What's happening inside the company - key developments

- Business model: content creation, video production, advertising and film production initiatives through subsidiaries (TCG and IQI) after 2022 share-exchange recapitalization.

- Funding: continued reliance on related parties - Winvest Group Limited (Cayman) and officers are providing interest-free demand loans and advances (notes payable related parties $673,103).

- Capital raises: common share subscriptions raised roughly $170,000 in H1 2025; convertible promissory note of $75,000 issued Mar 6, 2025.

- Convertible note contains a market‑price linked conversion (conversion price = 61% of the lowest trading price over 10 days) and an embedded derivative was bifurcated and valued (~$50,069 liability recorded).

- Material management concerns: management concluded disclosure controls and internal control over financial reporting were NOT effective; identified material weakness - lack of segregation of duties and risk assessment.

- Going concern: Company discloses "substantial doubt" about ability to continue as a going concern without new financing; exploring institutional/private placements and JV/co-production structures.

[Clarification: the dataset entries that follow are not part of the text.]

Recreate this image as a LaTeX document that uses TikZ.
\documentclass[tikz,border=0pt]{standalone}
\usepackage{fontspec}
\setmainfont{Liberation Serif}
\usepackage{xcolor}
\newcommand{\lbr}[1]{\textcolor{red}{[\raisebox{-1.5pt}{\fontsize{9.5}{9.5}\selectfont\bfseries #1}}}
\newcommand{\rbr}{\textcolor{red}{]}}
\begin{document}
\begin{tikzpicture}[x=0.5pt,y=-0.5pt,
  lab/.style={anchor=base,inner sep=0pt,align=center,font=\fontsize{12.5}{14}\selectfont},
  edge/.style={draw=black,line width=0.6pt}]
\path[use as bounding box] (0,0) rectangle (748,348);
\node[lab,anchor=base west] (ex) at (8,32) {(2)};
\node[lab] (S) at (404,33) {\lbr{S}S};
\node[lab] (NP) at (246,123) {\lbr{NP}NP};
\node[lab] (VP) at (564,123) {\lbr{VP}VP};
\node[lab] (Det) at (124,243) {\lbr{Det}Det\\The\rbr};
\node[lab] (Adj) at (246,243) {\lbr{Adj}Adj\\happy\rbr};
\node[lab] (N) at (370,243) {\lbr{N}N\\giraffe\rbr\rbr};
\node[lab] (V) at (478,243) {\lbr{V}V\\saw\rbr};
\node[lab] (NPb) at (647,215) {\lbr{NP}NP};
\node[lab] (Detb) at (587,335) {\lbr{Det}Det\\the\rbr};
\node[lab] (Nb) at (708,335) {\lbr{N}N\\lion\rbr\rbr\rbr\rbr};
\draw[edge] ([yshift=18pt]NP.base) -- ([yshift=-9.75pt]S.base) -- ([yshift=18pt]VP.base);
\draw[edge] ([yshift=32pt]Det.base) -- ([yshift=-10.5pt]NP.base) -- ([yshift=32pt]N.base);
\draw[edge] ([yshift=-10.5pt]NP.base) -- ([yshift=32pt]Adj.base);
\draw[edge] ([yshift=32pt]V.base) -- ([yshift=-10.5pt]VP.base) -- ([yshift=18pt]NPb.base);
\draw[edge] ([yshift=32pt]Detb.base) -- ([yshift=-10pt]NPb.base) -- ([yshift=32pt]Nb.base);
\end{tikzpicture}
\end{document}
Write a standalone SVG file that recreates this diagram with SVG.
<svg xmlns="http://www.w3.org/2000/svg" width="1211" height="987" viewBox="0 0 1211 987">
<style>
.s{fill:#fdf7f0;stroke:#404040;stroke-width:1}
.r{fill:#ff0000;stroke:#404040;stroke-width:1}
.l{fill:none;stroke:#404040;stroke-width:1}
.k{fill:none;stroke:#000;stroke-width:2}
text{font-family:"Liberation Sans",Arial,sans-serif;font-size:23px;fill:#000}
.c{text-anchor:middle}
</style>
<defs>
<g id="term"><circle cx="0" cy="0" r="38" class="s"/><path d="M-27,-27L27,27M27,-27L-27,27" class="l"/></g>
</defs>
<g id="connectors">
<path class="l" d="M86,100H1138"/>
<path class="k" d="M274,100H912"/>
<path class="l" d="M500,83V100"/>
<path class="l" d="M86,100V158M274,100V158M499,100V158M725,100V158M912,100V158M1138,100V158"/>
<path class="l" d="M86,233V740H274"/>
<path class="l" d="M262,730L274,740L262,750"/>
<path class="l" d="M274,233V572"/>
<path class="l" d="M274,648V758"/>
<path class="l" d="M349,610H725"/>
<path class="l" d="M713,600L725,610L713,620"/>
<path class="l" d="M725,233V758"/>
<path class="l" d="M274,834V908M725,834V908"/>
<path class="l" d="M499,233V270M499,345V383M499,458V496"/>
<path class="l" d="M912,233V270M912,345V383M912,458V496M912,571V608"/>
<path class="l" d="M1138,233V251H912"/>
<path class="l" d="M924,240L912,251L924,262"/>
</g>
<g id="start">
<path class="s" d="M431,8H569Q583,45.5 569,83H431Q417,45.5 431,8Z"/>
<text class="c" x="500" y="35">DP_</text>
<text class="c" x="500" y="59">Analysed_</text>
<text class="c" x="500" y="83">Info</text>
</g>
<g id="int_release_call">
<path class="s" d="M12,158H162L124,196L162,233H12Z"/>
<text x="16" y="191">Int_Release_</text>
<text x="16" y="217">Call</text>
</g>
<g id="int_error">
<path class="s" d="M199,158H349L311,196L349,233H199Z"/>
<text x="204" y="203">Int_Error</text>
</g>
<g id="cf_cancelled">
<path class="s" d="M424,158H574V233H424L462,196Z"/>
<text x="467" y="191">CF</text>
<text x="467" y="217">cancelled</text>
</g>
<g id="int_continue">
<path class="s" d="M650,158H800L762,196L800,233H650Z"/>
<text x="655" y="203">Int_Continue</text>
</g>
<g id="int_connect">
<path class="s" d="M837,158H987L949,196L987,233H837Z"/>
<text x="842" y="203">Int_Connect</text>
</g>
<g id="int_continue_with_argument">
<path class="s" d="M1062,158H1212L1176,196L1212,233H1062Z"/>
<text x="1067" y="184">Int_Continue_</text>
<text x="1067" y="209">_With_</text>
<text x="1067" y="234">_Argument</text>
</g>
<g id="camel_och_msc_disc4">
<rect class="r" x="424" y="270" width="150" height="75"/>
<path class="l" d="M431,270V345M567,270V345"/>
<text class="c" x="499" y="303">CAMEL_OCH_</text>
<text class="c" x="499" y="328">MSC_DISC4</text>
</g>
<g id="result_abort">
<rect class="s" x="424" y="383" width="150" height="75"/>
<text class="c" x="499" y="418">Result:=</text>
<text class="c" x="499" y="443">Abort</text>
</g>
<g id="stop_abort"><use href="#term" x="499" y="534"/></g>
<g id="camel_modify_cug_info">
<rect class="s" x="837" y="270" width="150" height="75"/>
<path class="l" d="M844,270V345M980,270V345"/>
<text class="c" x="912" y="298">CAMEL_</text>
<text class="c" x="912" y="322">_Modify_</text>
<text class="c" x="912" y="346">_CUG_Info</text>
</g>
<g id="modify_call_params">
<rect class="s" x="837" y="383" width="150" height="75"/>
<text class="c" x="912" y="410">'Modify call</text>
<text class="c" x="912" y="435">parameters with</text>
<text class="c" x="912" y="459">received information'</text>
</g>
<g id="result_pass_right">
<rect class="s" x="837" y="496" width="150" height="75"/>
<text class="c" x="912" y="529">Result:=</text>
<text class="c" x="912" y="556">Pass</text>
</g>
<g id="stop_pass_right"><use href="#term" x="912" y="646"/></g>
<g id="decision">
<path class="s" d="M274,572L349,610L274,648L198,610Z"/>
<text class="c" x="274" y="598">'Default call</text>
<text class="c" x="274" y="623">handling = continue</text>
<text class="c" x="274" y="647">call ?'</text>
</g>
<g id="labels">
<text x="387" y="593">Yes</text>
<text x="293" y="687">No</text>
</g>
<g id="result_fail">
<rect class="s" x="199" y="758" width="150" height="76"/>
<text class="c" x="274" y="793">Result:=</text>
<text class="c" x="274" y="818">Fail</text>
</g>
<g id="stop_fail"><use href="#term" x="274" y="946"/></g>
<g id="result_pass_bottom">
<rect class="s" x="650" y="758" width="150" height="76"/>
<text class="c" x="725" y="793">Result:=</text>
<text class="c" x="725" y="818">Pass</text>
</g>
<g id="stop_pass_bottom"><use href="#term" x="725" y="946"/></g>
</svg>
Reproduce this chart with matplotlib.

Positive aspects (income statement & balance sheet)

- Large investment asset base: Investments of $13,723,749 provide a material non‑cash asset to support potential recovery or monetization.

- Equity cushion: Stockholders' equity $12,475,210 shows assets exceed liabilities today.

- Ongoing funding ability: related‑party interest‑free loans and recent share issuances indicate the company can raise small amounts of cash quickly.

- Revenue recognition apparently follows ASC 606 and the company has defined bundled service offerings (principal role).

Negative aspects (income statement & operational warning signs)

- Revenue collapse: H1 2025 revenue $11,500 vs. $77,340 prior year - sharp decline and contracts lost in 2024 cited as causes.

- Large one‑time and recurring losses: H1 net loss $919,852 driven primarily by a $647,462 loss on investments (IFA repurchases) plus operating loss $266,960.

- Gross loss for the period (gross (loss)/profit): (120) for three months; cost of revenue exceeds revenue in the quarter.

- Cash burn & liquidity risk: operating cash use $307,369 in six months left only $116,387 of cash on hand - company admits existing operations won't fund expected needs.

- Significant dilution risk: 226,206,479 preferred Series A outstanding, each convertible to 50 common shares - potential massive dilution if conversion occurs.

- Convertible note conversion terms are dilutive and variable; embedded derivative recorded ($50,069) and caused issuance loss ($47,179) and ongoing volatility (derivative fair value change recognized).

- Internal control weaknesses: management admits material weaknesses which increase risk of reporting errors or governance failures.

- Tax position: cumulative NOLs $106,721,452 carried with 100% valuation allowance - no near-term tax benefit recognized.

Operational and investor takeaways - concise

- Winvest has a substantial investment balance that supports book value, but operational performance is weak: revenues are tiny and falling, and H1 losses are large.

- Liquidity is strained: small cash balance, consistent cash burn, and heavy dependence on related‑party funding and small equity raises.

- Near-term risks: going‑concern uncertainty, potential large dilution from preferred conversion and convertible notes, and governance/internal control deficiencies.

- Positive path: monetizing or reversing losses on the $13.7M investment, securing bigger financing or JV partners, and fixing internal controls are the critical near‑term actions.

Bottom line: Winvest Group Ltd. (PINK: WNLV) currently carries meaningful asset value but faces urgent operational, liquidity and governance challenges. Investors should weigh the sizeable investment balance and equity cushion against declining revenue, heavy losses, dilution risk and material weaknesses in controls.